JOB:
Skip the pictures, please, and write out exactly the lines from the opening of the data through the line containing "ax.set_ylim(15.40, -0.569)".

Source data:
-- -- --

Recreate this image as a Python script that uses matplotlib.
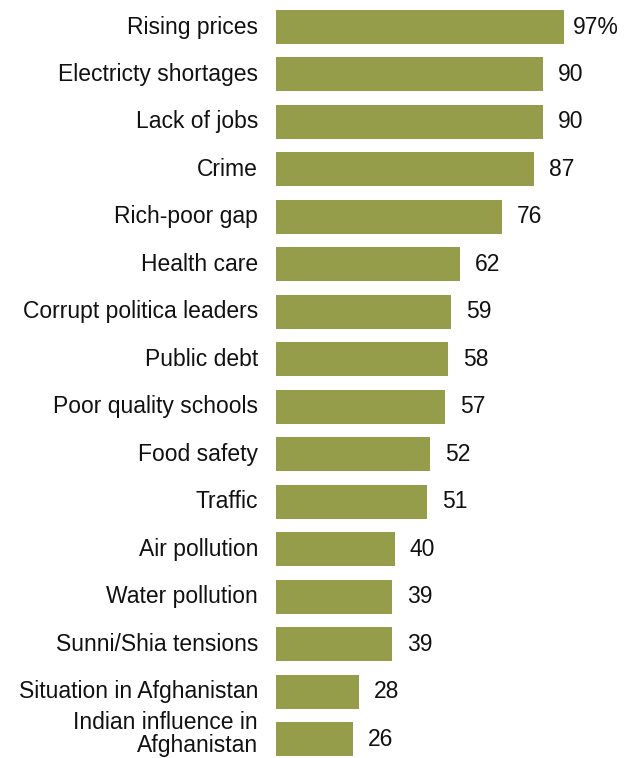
import matplotlib
matplotlib.use("Agg")
import matplotlib.pyplot as plt

# Share of people calling each issue a very big problem (%)
issues = [
    "Rising prices", "Electricty shortages", "Lack of jobs", "Crime",
    "Rich-poor gap", "Health care", "Corrupt politica leaders", "Public debt",
    "Poor quality schools", "Food safety", "Traffic", "Air pollution",
    "Water pollution", "Sunni/Shia tensions", "Situation in Afghanistan",
    "Indian influence in\nAfghanistan",
]
values = [97, 90, 90, 87, 76, 62, 59, 58, 57, 52, 51, 40, 39, 39, 28, 26]

bar_color = "#959d4a"
plt.rcParams["font.family"] = ["Liberation Sans", "DejaVu Sans"]

fig = plt.figure(figsize=(6.24, 7.58), dpi=100)
ax = fig.add_axes([276 / 624, 0, 1 - 276 / 624, 1])

pos = list(range(len(values)))
ax.barh(pos, values, height=0.716, color=bar_color)

ax.set_xlim(0, 117.2)
ax.set_ylim(15.40, -0.569)

for i, v in enumerate(values):
    txt = f"{v}%" if i == 0 else f"{v}"
    pad = 9 if i == 0 else 15
    ax.annotate(txt, (v, i), xytext=(pad * 0.72, 0), textcoords="offset points",
                ha="left", va="center", fontsize=16.5, color="#111111")
    # two-line label sits a little higher so it stays inside the figure
    dy = 5 if "\n" in issues[i] else 0
    ax.annotate(issues[i], (0, i), xytext=(-18 * 0.72, dy * 0.72), textcoords="offset points",
                ha="right", va="center", fontsize=16.5, color="#111111",
                multialignment="right", linespacing=0.98, annotation_clip=False)

ax.axis("off")
fig.savefig("out.png", dpi=100)
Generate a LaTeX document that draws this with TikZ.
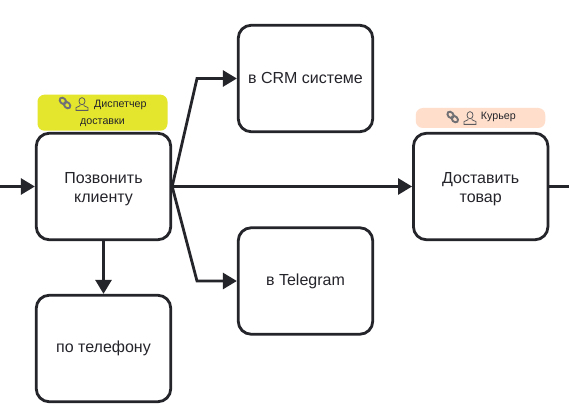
\documentclass[tikz,border=0pt]{standalone}
\usepackage{fontspec}
\setmainfont{Liberation Sans}
\usetikzlibrary{arrows.meta}
\definecolor{ink}{HTML}{24242B}
\definecolor{yel}{HTML}{E3E62C}
\definecolor{peach}{HTML}{FFDFCC}
\tikzset{x=1pt,y=-1pt,
 taskbox/.style={draw=ink,line width=2.8pt,rounded corners=13pt,fill=white,minimum width=134.5pt,minimum height=106.5pt,inner sep=2pt,align=center,font=\fontsize{16}{19.5}\selectfont,text=ink},
 tagbox/.style={rounded corners=7pt,inner sep=0pt},
 flow/.style={draw=ink,line width=2.8pt,-{Triangle[length=14pt,width=16pt]}},
 plain/.style={draw=ink,line width=2.8pt},
 taglabel/.style={font=\fontsize{10.7}{15}\selectfont,text=ink,inner sep=0pt},
 ico/.style={draw=ink!75,line width=.8pt},
}
\newcommand{\linkicon}[2]{%
 \begin{scope}[shift={(#1,#2)},rotate=-45]
  \draw[draw=ink!65,line width=1.9pt,fill=none] (-3,0) ellipse[x radius=3.6pt,y radius=2.7pt];
  \draw[draw=ink!65,line width=1.9pt,fill=none] (3,0) ellipse[x radius=3.6pt,y radius=2.7pt];
 \end{scope}}
\newcommand{\personicon}[2]{%
 \begin{scope}[shift={(#1,#2)}]
  \draw[ico,fill=none] (0,-2.8) ellipse[x radius=3pt,y radius=3.6pt];
  \draw[ico,fill=none] (-2,1) -- (-2,1.8) -- (-6,3.6) -- (-6,6.4) -- (6,6.4) -- (6,3.6) -- (2,1.8) -- (2,1);
 \end{scope}}
\begin{document}
\begin{tikzpicture}
\useasboundingbox (0,0) rectangle (569,414);
\fill[white] (0,0) rectangle (569,414);
\node[tagbox,fill=yel,minimum width=130pt,minimum height=36pt] (tagA) at (102.5,112.7) {};
\node[tagbox,fill=peach,minimum width=129.5pt,minimum height=20pt] (tagB) at (480.5,118) {};
\node[taskbox] (call) at (103.5,186.5) {\rule{0pt}{16pt}Позвонить\\клиенту};
\node[taskbox] (crm) at (305.5,78.5) {\raisebox{.8pt}{в CRM системе}};
\node[taskbox] (tg) at (305.5,281) {в Telegram};
\node[taskbox] (phone) at (103.5,348.5) {по телефону};
\node[taskbox] (deliver) at (480.7,186.5) {\rule{0pt}{16pt}Доставить\\товар};
\coordinate (inL) at (0,186.5);
\coordinate (outR) at (569,186.5);
\coordinate (up) at (197,78.5);
\coordinate (down) at (197,281);
\draw[flow] (inL) -- (call.west);
\draw[plain] (deliver.east) -- (outR);
\draw[flow] (call.east) -- (deliver.west);
\draw[flow] (call.east) -- (up) -- (crm.west);
\draw[flow] (call.east) -- (down) -- (tg.west);
\draw[flow] (call.south) -- (phone.north);
\linkicon{65}{103}
\personicon{82}{104}
\node[taglabel,anchor=west] (dispA) at (94,104.5) {Диспетчер};
\node[taglabel] (dispB) at (102.5,122.5) {доставки};
\linkicon{452.7}{117}
\personicon{470}{118}
\node[taglabel,anchor=west] (cour) at (480.7,117.2) {Курьер};
\end{tikzpicture}
\end{document}
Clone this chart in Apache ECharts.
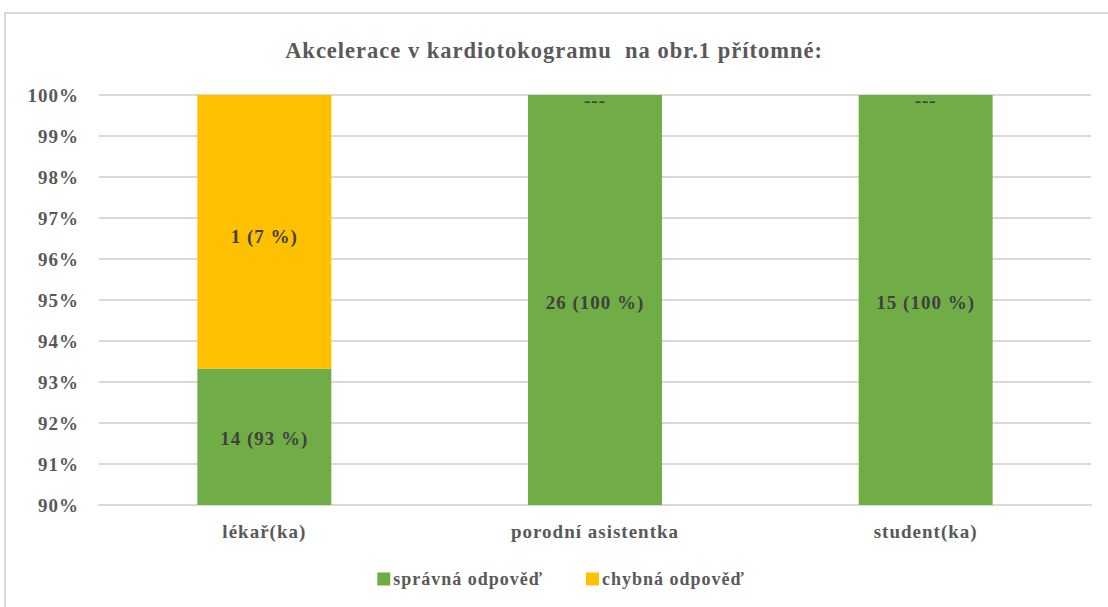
<!DOCTYPE html>
<html><head><meta charset="utf-8">
<script src="https://cdn.jsdelivr.net/npm/echarts@6/dist/echarts.min.js"></script>
<style>
html,body{margin:0;padding:0;background:#fff;overflow:hidden}
#frame{position:absolute;left:4px;top:12px;width:1130px;height:640px;border:2px solid #d9d9d9;box-sizing:border-box}
#c{position:absolute;left:0;top:0;width:1108px;height:607px}
#c svg text{letter-spacing:1px}
</style></head><body>
<div id="frame"></div><div id="c"></div>
<script>
const title = 'Akcelerace v kardiotokogramu  na obr.1 přítomné:';
const categories = ['lékař(ka)', 'porodní asistentka', 'student(ka)'];
const seriesNames = ['správná odpověď', 'chybná odpověď'];
const correctCounts = [14, 26, 15];
const wrongCounts = [1, 0, 0];
const correctPct = [93.33, 100, 100];
const wrongPct = [6.67, 0, 0];
const correctPctLabel = [93, 100, 100];
const wrongPctLabel = [7, 0, 0];
const yMin = 90, yMax = 100, yStep = 1;

const FONT = '"Liberation Serif", "Times New Roman", serif';
const TXT = '#595959';

function lbl(counts, pcts) {
  return function (p) {
    const i = p.dataIndex;
    if (counts[i] === 0) return '---';
    return counts[i] + ' (' + pcts[i] + ' %)';
  };
}

const chart = echarts.init(document.getElementById('c'), null, {renderer: 'svg'});
chart.setOption({
  animation: false,
  color: ['#70ad47', '#ffc000'],
  title: {
    text: title, left: 'center', top: 34,
    textStyle: {fontFamily: FONT, fontSize: 22.5, fontWeight: 'bold', color: TXT}
  },
  legend: {
    bottom: 14, left: 'center', itemWidth: 13, itemHeight: 13, itemGap: 58,
    icon: 'rect',
    textStyle: {fontFamily: FONT, fontSize: 18, fontWeight: 'bold', color: TXT, padding: [0, 0, 0, -2]},
    data: seriesNames
  },
  grid: {left: 99, right: 17, top: 95, bottom: 102, containLabel: false},
  xAxis: {
    type: 'category', data: categories,
    axisLine: {lineStyle: {color: '#d9d9d9', width: 2}},
    axisTick: {show: false},
    axisLabel: {fontFamily: FONT, fontSize: 19, fontWeight: 'bold', color: TXT, margin: 17}
  },
  yAxis: {
    type: 'value', min: yMin, max: yMax, interval: yStep, startValue: yMin,
    axisLine: {show: false}, axisTick: {show: false},
    splitLine: {lineStyle: {color: '#d9d9d9', width: 2}},
    axisLabel: {fontFamily: FONT, fontSize: 19, fontWeight: 'bold', color: TXT, margin: 20,
      padding: [5, 0, 0, 0], formatter: v => v + '%'}
  },
  series: [
    {
      name: seriesNames[0], type: 'bar', stack: 'a', data: correctPct, barWidth: '40.5%',
      label: {show: true, position: 'inside', offset: [0, 2], fontFamily: FONT, fontSize: 19, fontWeight: 'bold',
        color: '#404040', formatter: lbl(correctCounts, correctPctLabel)}
    },
    {
      name: seriesNames[1], type: 'bar', stack: 'a', data: wrongPct, barWidth: '40.5%',
      label: {show: true, position: 'inside', offset: [0, 5], fontFamily: FONT, fontSize: 19, fontWeight: 'bold',
        color: '#404040', formatter: lbl(wrongCounts, wrongPctLabel)}
    }
  ]
});
</script>
</body></html>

-- -- --

TASK SOLUTION:
Recreate this image as a Python script that uses matplotlib.
import matplotlib
matplotlib.use("Agg")
import matplotlib.pyplot as plt

# Share of people calling each issue a very big problem (%)
issues = [
    "Rising prices", "Electricty shortages", "Lack of jobs", "Crime",
    "Rich-poor gap", "Health care", "Corrupt politica leaders", "Public debt",
    "Poor quality schools", "Food safety", "Traffic", "Air pollution",
    "Water pollution", "Sunni/Shia tensions", "Situation in Afghanistan",
    "Indian influence in\nAfghanistan",
]
values = [97, 90, 90, 87, 76, 62, 59, 58, 57, 52, 51, 40, 39, 39, 28, 26]

bar_color = "#959d4a"
plt.rcParams["font.family"] = ["Liberation Sans", "DejaVu Sans"]

fig = plt.figure(figsize=(6.24, 7.58), dpi=100)
ax = fig.add_axes([276 / 624, 0, 1 - 276 / 624, 1])

pos = list(range(len(values)))
ax.barh(pos, values, height=0.716, color=bar_color)

ax.set_xlim(0, 117.2)
ax.set_ylim(15.40, -0.569)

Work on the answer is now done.